What is Dhaka cloth (dhaka fabric) made of and how is it woven?+

Dhaka is a cotton fabric (traditionally hand-spun) patterned by a supplementary-weft inlay technique, in which coloured threads are hand-picked into a plain ground weave to build up geometric motifs. It was historically woven on simple handlooms or backstrap looms, producing only a few inches of fine patterned cloth per day, which is why hand-woven Dhaka is relatively expensive.

Where is Dhaka cloth woven in Nepal?+

The main centres are Palpa District (especially its headquarters Tansen) in the west, Tehrathum District in the eastern hills, and Kathmandu, which hosts workshop and factory production. Dhankuta and other eastern districts also weave Dhaka, and much of the finest hand-woven cloth is made by Limbu women, with some Rai women involved.

Why is it called 'Dhaka'?+

The name is generally traced to the city of Dhaka in Bengal (now Bangladesh), long famous for its fine 'Dhakai' muslin cotton (mulmul/malmal). The likely explanation is that early yarn, cloth or weaving knowledge reached Nepal via Dhaka, or that the fabric resembled Dhakai muslin.
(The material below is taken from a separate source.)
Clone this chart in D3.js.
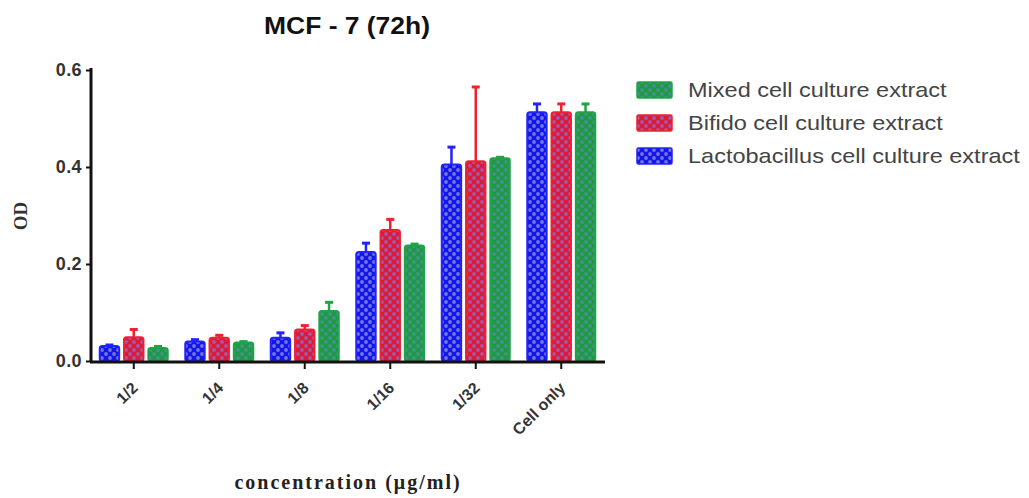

The etymology is widely accepted but not firmly documented.

How did the Dhaka topi become Nepal's national cap?+

King Mahendra promoted the daura-suruwal and Dhaka topi as national dress and made wearing a topi effectively mandatory in official photographs for documents such as citizenship certificates and passports. This entrenched it through the Panchayat era; the requirement was later relaxed. Since about 2014, 1 January is marked as Nepali Topi Day.

What is the difference between a Dhaka topi and a Bhadgaunle topi?+

A Dhaka topi is made from patterned, inlay-woven Dhaka cloth with colourful geometric designs. A Bhadgaunle topi is a plain black cap traditionally made by Newar artisans in Bhaktapur (historically Bhadgaon). Both are recognised Nepali caps, but only the patterned one is called the Dhaka topi.